For the period ending Dec. 31, 2007, Mayo raised some $69,050, almost five times more than his closest competitor, local businessman Tony Little.
During the same reporting period, the Little raised $14,000.
Mayo's contributors included a number of local and national engineering firms and building contractors, in addition to contributions received from local residents and business interests.
Mayo downplayed criticisms from opponents who have said the contributions are efforts to buy favoritism to do business with the city.
"The city does business with local engineering firms, like Denmon, Maroney, Lazenby, S. E. Huey," Mayo said. "But we're under a consent decree from the federal government to make improvements that require particular expertise that might not be available locally. So we do business with firms from around the country."
Lazenby and Associates, John Maroney, and Denmon Engineering are engineering firms that have done work for the city of Monroe. Those firms also contributed to Mayo's re-election campaign.
Combined contributions from those firms or individuals associated with those firms totaled $2,000.
Also listed in Mayo's campaign finance report were contributions from construction and engineering firms in Baton Rouge, New Orleans and other south Louisiana cities. Those firms included Utilitworks of Baton Rouge, Basin Enterprises of Plaquemine and Environmental Technical Services of Baton Rouge.
Utiliworks contributed $1,500 to Mayo. Basin Enterprises and Environmental Technical Services each gave $2,500, the maximum contribution allowed under state law.
"Some of those firms have seen the way this city does business and they like what they see," Mayo said. "So they've decided to become in some way a vested part of the community."

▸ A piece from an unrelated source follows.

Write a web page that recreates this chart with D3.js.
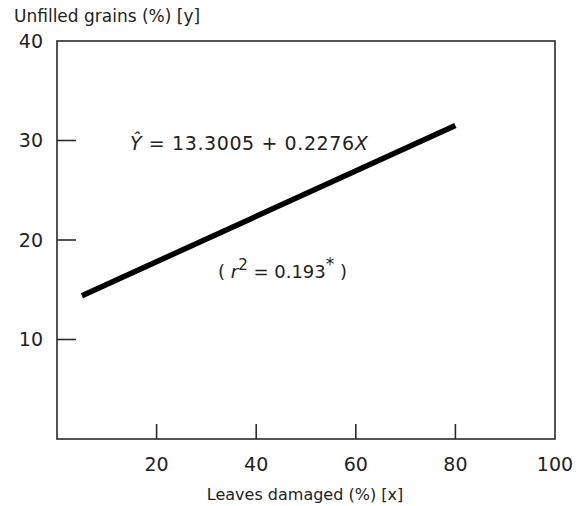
<!DOCTYPE html>
<html>
<head>
<meta charset="utf-8">
<script src="https://cdnjs.cloudflare.com/ajax/libs/d3/7.8.5/d3.min.js"></script>
<style>
  body { margin: 0; background: #fff; }
  text { font-family: "DejaVu Sans", sans-serif; fill: #222; }
</style>
</head>
<body>
<div id="chart"></div>
<script>
// axis settings
var xDomain = [0, 100];
var yDomain = [0, 40];
var xTickValues = [20, 40, 60, 80];
var xTickLabels = [20, 40, 60, 80, 100];
var yTickValues = [10, 20, 30];
var yTickLabels = [10, 20, 30, 40];

// fitted line endpoints (x, y)
var lineX = [5, 80];
var lineY = [14.4, 31.5];

var width = 581, height = 506;

var svg = d3.select("#chart").append("svg")
    .attr("width", width)
    .attr("height", height);

var x = d3.scaleLinear().domain(xDomain).range([57, 555]);
var y = d3.scaleLinear().domain(yDomain).range([439, 41]);

var frame = svg.append("g")
    .attr("stroke", "#2a2a2a")
    .attr("stroke-width", 1.6)
    .attr("fill", "none");

// box round the plot
frame.append("rect")
    .attr("x", x(0))
    .attr("y", y(40))
    .attr("width", x(100) - x(0))
    .attr("height", y(0) - y(40));

// ticks point inwards
frame.selectAll(".ytick")
    .data(yTickValues)
    .enter().append("line")
    .attr("x1", x(0))
    .attr("x2", x(0) + 19)
    .attr("y1", function (d) { return y(d); })
    .attr("y2", function (d) { return y(d); });

frame.selectAll(".xtick")
    .data(xTickValues)
    .enter().append("line")
    .attr("x1", function (d) { return x(d); })
    .attr("x2", function (d) { return x(d); })
    .attr("y1", y(0))
    .attr("y2", y(0) - 15);

svg.selectAll(".ylab")
    .data(yTickLabels)
    .enter().append("text")
    .attr("x", 43)
    .attr("y", function (d) { return y(d); })
    .attr("dy", "0.36em")
    .attr("text-anchor", "end")
    .attr("font-size", 19)
    .text(function (d) { return d; });

svg.selectAll(".xlab")
    .data(xTickLabels)
    .enter().append("text")
    .attr("x", function (d) { return x(d); })
    .attr("y", 471)
    .attr("text-anchor", "middle")
    .attr("font-size", 19)
    .text(function (d) { return d; });

svg.append("text")
    .attr("x", 305)
    .attr("y", 500)
    .attr("text-anchor", "middle")
    .attr("font-size", 16)
    .text("Leaves damaged  (%) [x]");

svg.append("text")
    .attr("x", 14)
    .attr("y", 22)
    .attr("font-size", 17)
    .text("Unfilled  grains  (%) [y]");

// regression line
var pts = lineX.map(function (d, i) { return [d, lineY[i]]; });
svg.append("path")
    .datum(pts)
    .attr("fill", "none")
    .attr("stroke", "#000")
    .attr("stroke-width", 5.5)
    .attr("d", d3.line()
        .x(function (d) { return x(d[0]); })
        .y(function (d) { return y(d[1]); }));

// equation
var eq = svg.append("text")
    .attr("x", 130)
    .attr("y", 150)
    .attr("font-size", 19)
    .attr("letter-spacing", 0.6);
eq.append("tspan").attr("font-style", "italic").text("Ŷ");
eq.append("tspan").text(" = 13.3005  + 0.2276");
eq.append("tspan").attr("font-style", "italic").text("X");

var r2 = svg.append("text")
    .attr("x", 218)
    .attr("y", 278)
    .attr("font-size", 18);
r2.append("tspan").text("( ");
r2.append("tspan").attr("font-style", "italic").text("r");
r2.append("tspan").attr("dy", -8).attr("font-size", 15).text("2");
r2.append("tspan").attr("dy", 8).text(" = 0.193");
r2.append("tspan").attr("dy", -8).attr("font-size", 17).text("*");
r2.append("tspan").attr("dy", 8).text(" )");
</script>
</body>
</html>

"Have they contributed to my campaign? Yes," Mayo said. "But they're also making contributions every day to this community, to the people. And it's not always in a manner that you can necessarily see."
"My opponents don't like the message it sends because those contributions to this community are an indicator that we're doing something right," Mayo added.
Mayo said voters should follow the money contributed to his opponents before drawing any conclusions.
"Everybody knows one of my opponents was placed in the race by individuals who are intent on fighting the system by trying to buy the system," Mayo said.
Mayo cited as an example Vantage Health Plan, which has contributed at least $6,000 to the campaign of Tony Little.
Mayo said Vantage Health Care of Monroe and individuals associated with the company were upset that the health insurance provider lost the city's contract in a competitive bid process after providing the city's insurance for more than seven years.
"The insurance committee made a recommendation to me all six years and I never altered the process," Mayo said. "They're rebelling against a process that's working--as evidenced by the fact that they had the contract for seven years before they lost it."
Meanwhile, Mayo said he believed he has acted in the best interests of the citizens of Monroe during his tenure as mayor.
"I've angered those few special interests that demanded that I do specific favors for them, favors that weren't necessarily in the best interest of the city," Mayo said. "And I'm faced with that in this election."